Changes in today’s modern society are both rapid and intricate, bringing both significant challenges and new responsibilities to the field of education. Whereas in the past people strived to acquire as much knowledge as possible, the new task of modern society, exposed to an exponential amount of knowledge and information, is to select the highest quality information and make effective use of it. Such changes, stemming from this transformation into a knowledge-based society, require reshaping the past school-based system and ensuring coherent efforts that actively correspond to the accelerating social developments.

 

One particular response to the demand for such a change is the recent emphasis on key competencies. Rather than a simple accumulation of knowledge, developments regarding future school education environments are stressing the importance of the utilization of knowledge.
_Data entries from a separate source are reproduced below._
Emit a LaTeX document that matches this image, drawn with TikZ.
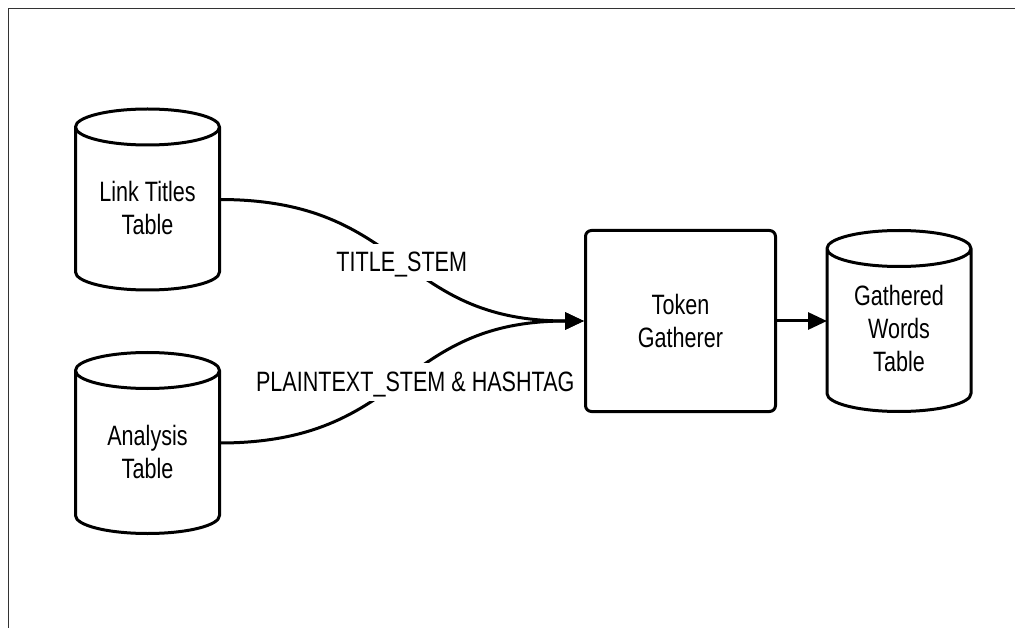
\documentclass[tikz,border=0pt]{standalone}
\usepackage{fontspec}
\newfontfamily\diagfont[FakeStretch=0.77]{Liberation Sans}
\usetikzlibrary{arrows.meta}

% database drum drawn around an invisible placeholder node
\newcommand\cylinderoutline[1]{%
  \draw[cylline] ([yshift=-18pt]#1.north west) -- ([yshift=18pt]#1.south west)
    arc[start angle=180, end angle=360, x radius=72pt, y radius=18pt]
    -- ([yshift=-18pt]#1.north east)
    arc[start angle=0, end angle=360, x radius=72pt, y radius=18pt];}

\begin{document}
\begin{tikzpicture}[x=1pt, y=-1pt,
  txt/.style={font=\diagfont\fontsize{28}{33}\selectfont, align=center, inner sep=0pt},
  cylbox/.style={rectangle, minimum width=144pt, minimum height=181pt, inner sep=0pt, outer sep=0pt},
  cylline/.style={line width=3pt, line join=round},
  procbox/.style={rectangle, draw, line width=3pt, rounded corners=6pt,
                  minimum width=190pt, minimum height=181pt},
  flow/.style={line width=3pt, -{Triangle[length=19pt,width=17pt]}},
  flowlabel/.style={font=\diagfont\fontsize{28}{33}\selectfont, fill=white,
                    text height=25.3pt, text depth=5.9pt, inner sep=3pt}
]
\useasboundingbox (0,0) rectangle (1015,628);
\fill[white] (0,0) rectangle (1015,628);

% page frame
\draw[line width=1.5pt, draw=black!80] (8.5,628) -- (8.5,8.5) -- (1015,8.5);

% sources
\node[cylbox] (linktitles) at (147.5,199.5) {};
\cylinderoutline{linktitles}
\node[txt] (linktitlesText) at (147.5,208) {Link Titles\\Table};

\node[cylbox] (analysis) at (147.5,443) {};
\cylinderoutline{analysis}
\node[txt] (analysisText) at (147.5,451.5) {Analysis\\Table};

% process
\node[procbox, txt] (gatherer) at (680.5,321) {Token\\Gatherer};

% sink
\node[cylbox] (words) at (899,321) {};
\cylinderoutline{words}
\node[txt] (wordsText) at (899,328.5) {Gathered\\Words\\Table};

% flows
\draw[flow] (linktitles) to[out=0, in=180, looseness=1.25]
  node[flowlabel, yshift=-2pt] {TITLE\_STEM} (gatherer);
\draw[flow] (analysis) to[out=0, in=180, looseness=1.25]
  node[flowlabel, xshift=13.5pt] {PLAINTEXT\_STEM \& HASHTAG} (gatherer);
\draw[flow] (gatherer) -- (words);
\end{tikzpicture}
\end{document}
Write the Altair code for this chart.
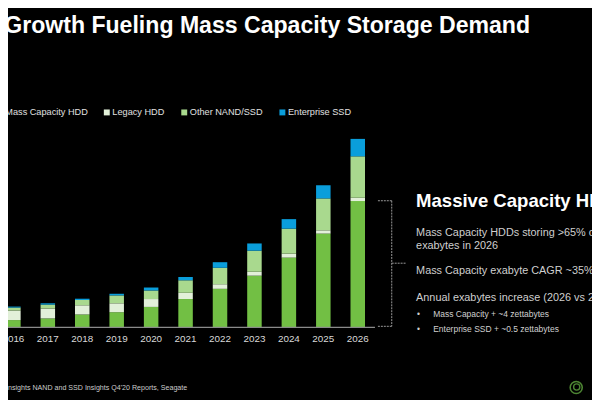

Accordingly, the focal point of a curriculum must seek to overcome the narrow-minded past of traditional syllabi or written study plans and to focus on providing learners with the ability to develop knowledge selection and utilization skills. In this context, key competencies are becoming of profound interest both domestically and internationally as a critical aspect of education reform and curriculum innovation.

 

In order to meet these concerns, the Republic of Korea has begun to consider the possibilities of a competency-based curriculum and has made various efforts in this direction. However, the majority of ideas and arguments regarding a competency-based curriculum still remain as a mere discourse and have yet to demonstrate how key competencies can be developed by learners through a school curriculum. Research conducted in Korea on competency-based curriculum mainly covers its theoretical aspects, governmental measures aimed at integrating key competencies in national curriculum documents, and analyses of experiences in other countries. Although these studies may help in highlighting the new role of a school curriculum, they also have significant limitations as it is still difficult to demonstrate
(i) how a competency-based curriculum can be successfully and effectively implemented in schools beyond proclamations and rhetorical discourses,
(ii) what a competency-based curriculum is or looks like, and
(iii) how it differs from the traditional curriculum and classroom teaching.